Aujourd’hui, la donne a changé. L’activité reste certes appréciable - de tous les pays dits émergents, la Chine est celle qui enregistre les meilleures performances - mais l’inquiétude est là. Que l’augmentation annuelle du PIB tombe au-dessous de 6% voire de 5% et le consensus politico-économique qui fonde actuellement la stabilité de la Chine et la légitimité du Parti communiste pourrait s’étioler. C’est pourquoi nombreux sont les observateurs qui s’inquiètent du fait que les mesures pour encadrer l’immobilier ont trop vite atteint leur but. En effet, les ventes d’appartements sont en baisse (-7% par rapport à 2013) de même que le volume des prêts accordés par les banques chinoises (-45% en juillet 2014 par rapport à juillet 2013). En d’autres circonstances, ce refroidissement aurait satisfait les autorités mais ces dernières craignent désormais que cela n’affecte la croissance mais aussi la stabilité financière du pays.

OU LE RELANCER ?

En effet, confrontés à des difficultés d’accès au prêt immobilier, de nombreux ménages mais aussi des entrepreneurs se sont rabattus sur des firmes de crédit non régulées ayant prospéré en dehors du système bancaire. Cette « finance de l’ombre » - c’est ainsi que les autorités la désignent - est accusée de pratiquer des taux usuriers et d’avoir contribué à l’explosion de la dette publique et privée. Dans un contexte de baisse des prix et de l’activité, les emprunteurs pourraient avoir du mal à rembourser leurs créances ce qui risque, in fine, de provoquer la faillite de nombreux opérateurs de cette finance de l’ombre. Or, cette dernière est aussi cliente chez les banques traditionnelles (qui n’hésitent pas, les affaires étant les affaires, à lui octroyer des prêts ou à prendre une partie de leur capital) ce qui laisse entrevoir la possibilité d’une réaction en chaîne susceptible de provoquer une crise majeure du système bancaire chinois.
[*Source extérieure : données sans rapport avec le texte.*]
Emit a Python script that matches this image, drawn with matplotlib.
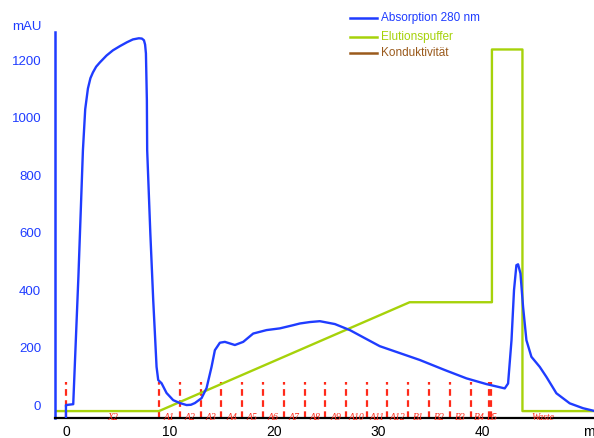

Du coup, Pékin vient de décider de redonner un peu d’air au secteur immobilier. Les banques sont appelées à prêter plus, les ménages qui en ont les moyens pourront acheter plus d’un appartement et la législation sur la location sera allégée. Il reste à savoir quand l’effet recherché sera obtenu car de nombreux économistes estiment que c’est au printemps dernier que Pékin aurait dû réagir. En tout état de cause, ce thème de l’immobilier montre à quel point le pilotage d’une économie en croissance nécessite, de la part des autorités, une réactivité à très court terme.